Quelle est la stratégie de Decathlon pour gérer la crise?
 
Face à la polémique, la direction de la communication de Décathlon hésite un peu sur la ligne de conduite à tenir. En effet, dans un premier temps, Xavier Rivoire, le directeur de la communication, tente de minimiser la crise en plaidant une erreur technique fruit d’une mauvaise manipulation. Selon certains, cette contradiction traduit un manque d’organisation dans la communication de Decathlon. Cependant, l’intensité de la crise est telle que le revirement de position passe inaperçu.
 
La polémique continue et Décathlon décide alors d'assumer pleinement son choix en le présentant comme un engagement sociétal à travers une story telling fondée sur l’accessibilité du sport pour tous. Pour la marque, il s’agit simplement de répondre au besoin de certaines femmes qui n’ont pas un hijab approprié. Par ailleurs, le community manager de Decathlon, Yann Amiry, et son équipe optent pour une ‘’stratégie de victimisation’’ en publiant les messages haineux reçus et en essayant de répondre à tous, ce qui renverse en partie la situation. Cette posture attire la sympathie des internautes qui remercient le Community Manager et le félicitent d’avoir su maintenir le calme malgré la violence de certains propos .

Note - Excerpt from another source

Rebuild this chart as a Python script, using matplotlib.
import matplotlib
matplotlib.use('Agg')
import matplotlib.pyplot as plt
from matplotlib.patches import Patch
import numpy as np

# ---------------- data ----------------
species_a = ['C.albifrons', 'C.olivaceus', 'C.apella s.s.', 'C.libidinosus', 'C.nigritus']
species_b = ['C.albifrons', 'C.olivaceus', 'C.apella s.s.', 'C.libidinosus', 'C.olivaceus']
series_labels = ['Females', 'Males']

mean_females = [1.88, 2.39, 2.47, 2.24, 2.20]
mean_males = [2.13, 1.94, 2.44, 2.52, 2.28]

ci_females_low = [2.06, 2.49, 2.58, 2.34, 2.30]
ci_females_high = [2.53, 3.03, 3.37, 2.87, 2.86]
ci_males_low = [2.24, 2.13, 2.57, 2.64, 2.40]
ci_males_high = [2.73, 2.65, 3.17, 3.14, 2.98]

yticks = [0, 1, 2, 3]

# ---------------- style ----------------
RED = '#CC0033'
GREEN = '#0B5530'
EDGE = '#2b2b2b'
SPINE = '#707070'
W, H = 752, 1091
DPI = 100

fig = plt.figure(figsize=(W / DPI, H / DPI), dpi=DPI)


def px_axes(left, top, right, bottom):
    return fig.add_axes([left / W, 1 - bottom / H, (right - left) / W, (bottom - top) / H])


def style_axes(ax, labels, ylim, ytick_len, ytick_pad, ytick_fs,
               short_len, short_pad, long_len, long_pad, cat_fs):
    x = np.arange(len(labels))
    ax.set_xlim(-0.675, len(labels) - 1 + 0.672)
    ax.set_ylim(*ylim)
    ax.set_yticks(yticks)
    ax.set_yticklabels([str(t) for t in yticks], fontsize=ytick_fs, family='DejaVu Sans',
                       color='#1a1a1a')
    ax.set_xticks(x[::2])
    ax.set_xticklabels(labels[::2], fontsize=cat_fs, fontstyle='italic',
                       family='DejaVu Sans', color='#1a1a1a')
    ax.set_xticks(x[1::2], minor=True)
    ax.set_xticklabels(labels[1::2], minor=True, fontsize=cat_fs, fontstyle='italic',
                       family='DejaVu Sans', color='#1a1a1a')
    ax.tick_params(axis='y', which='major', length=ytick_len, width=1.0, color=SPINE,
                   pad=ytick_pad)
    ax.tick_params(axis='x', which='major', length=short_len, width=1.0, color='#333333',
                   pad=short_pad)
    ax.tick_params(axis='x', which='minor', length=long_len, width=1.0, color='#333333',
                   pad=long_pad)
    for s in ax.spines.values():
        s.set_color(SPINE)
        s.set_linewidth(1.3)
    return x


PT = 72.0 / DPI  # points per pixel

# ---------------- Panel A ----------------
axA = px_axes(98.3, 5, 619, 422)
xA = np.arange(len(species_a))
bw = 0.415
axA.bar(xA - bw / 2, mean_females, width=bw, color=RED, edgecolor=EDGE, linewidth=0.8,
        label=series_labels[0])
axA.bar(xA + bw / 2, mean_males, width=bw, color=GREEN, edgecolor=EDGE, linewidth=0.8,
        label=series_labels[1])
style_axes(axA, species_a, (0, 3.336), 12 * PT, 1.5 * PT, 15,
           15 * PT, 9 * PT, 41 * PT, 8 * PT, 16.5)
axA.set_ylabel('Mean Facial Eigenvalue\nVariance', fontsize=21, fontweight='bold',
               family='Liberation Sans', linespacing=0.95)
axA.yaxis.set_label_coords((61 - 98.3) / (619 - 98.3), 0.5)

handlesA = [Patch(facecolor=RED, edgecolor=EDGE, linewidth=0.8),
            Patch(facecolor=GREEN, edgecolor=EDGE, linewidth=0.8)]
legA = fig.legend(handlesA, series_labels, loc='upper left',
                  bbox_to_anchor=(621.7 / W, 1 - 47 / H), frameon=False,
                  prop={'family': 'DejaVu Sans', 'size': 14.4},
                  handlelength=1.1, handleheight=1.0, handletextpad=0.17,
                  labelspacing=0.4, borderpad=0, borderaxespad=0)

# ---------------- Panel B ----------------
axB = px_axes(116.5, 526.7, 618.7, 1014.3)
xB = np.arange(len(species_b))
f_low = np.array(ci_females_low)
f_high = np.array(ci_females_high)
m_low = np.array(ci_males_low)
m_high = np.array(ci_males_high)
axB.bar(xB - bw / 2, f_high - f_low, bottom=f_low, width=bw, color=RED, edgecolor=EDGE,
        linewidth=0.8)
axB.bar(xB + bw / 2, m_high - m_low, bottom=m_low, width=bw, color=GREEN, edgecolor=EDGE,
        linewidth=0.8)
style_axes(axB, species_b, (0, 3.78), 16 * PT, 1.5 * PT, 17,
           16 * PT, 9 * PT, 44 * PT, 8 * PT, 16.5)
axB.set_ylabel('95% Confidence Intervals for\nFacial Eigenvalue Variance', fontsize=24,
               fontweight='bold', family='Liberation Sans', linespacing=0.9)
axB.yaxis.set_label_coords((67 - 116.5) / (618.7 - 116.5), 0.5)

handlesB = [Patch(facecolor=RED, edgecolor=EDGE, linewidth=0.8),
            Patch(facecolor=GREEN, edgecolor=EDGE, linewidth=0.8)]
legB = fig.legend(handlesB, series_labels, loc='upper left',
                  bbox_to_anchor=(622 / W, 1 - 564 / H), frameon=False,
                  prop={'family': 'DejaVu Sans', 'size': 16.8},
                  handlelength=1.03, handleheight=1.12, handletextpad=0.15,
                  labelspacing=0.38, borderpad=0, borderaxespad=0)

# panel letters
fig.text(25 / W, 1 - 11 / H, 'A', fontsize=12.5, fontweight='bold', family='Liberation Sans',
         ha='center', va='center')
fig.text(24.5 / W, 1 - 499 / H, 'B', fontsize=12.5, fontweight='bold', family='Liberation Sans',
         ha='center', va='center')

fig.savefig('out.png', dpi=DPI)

Toutefois, la pression ne diminue pas. Devant les menaces verbales et physiques reçues par ses salariés dans les magasins, Décathlon suspend le hijab sportif et finit par battre en retraire médiatiquement. Sur les ondes de RTL, le directeur de la communication fait l'annonce de la suspension du produit face à une vague d'insultes et de menaces sans précédent.


Echec ou réussite ?

Il y a des divergences d'opinions par rapport à la stratégie opérée par Décathlon. D'un côté, certains apprécient le fait que l'enseigne ait pris la responsabilité de l'apaisement à travers une décision rapide, en donnant l'image d'un employeur responsable qui valorise d'abord l'intérêt général par rapport à ses intérêts économiques. D'autre part, certains s'opposent à la stratégie de Décathlon car cette décision mettrait selon eux en évidence le fait que l'entreprise ait été dépassée par la situation. Le recul aurait, de ce fait, démenti son argumentaire fondé sur l'accessibilité du sport à tous. Pour autant, la sortie de crise de la marque n'est pas un échec total. Agilité et sens de responsabilité ont été au final les meilleurs atouts de communication de Décathlon.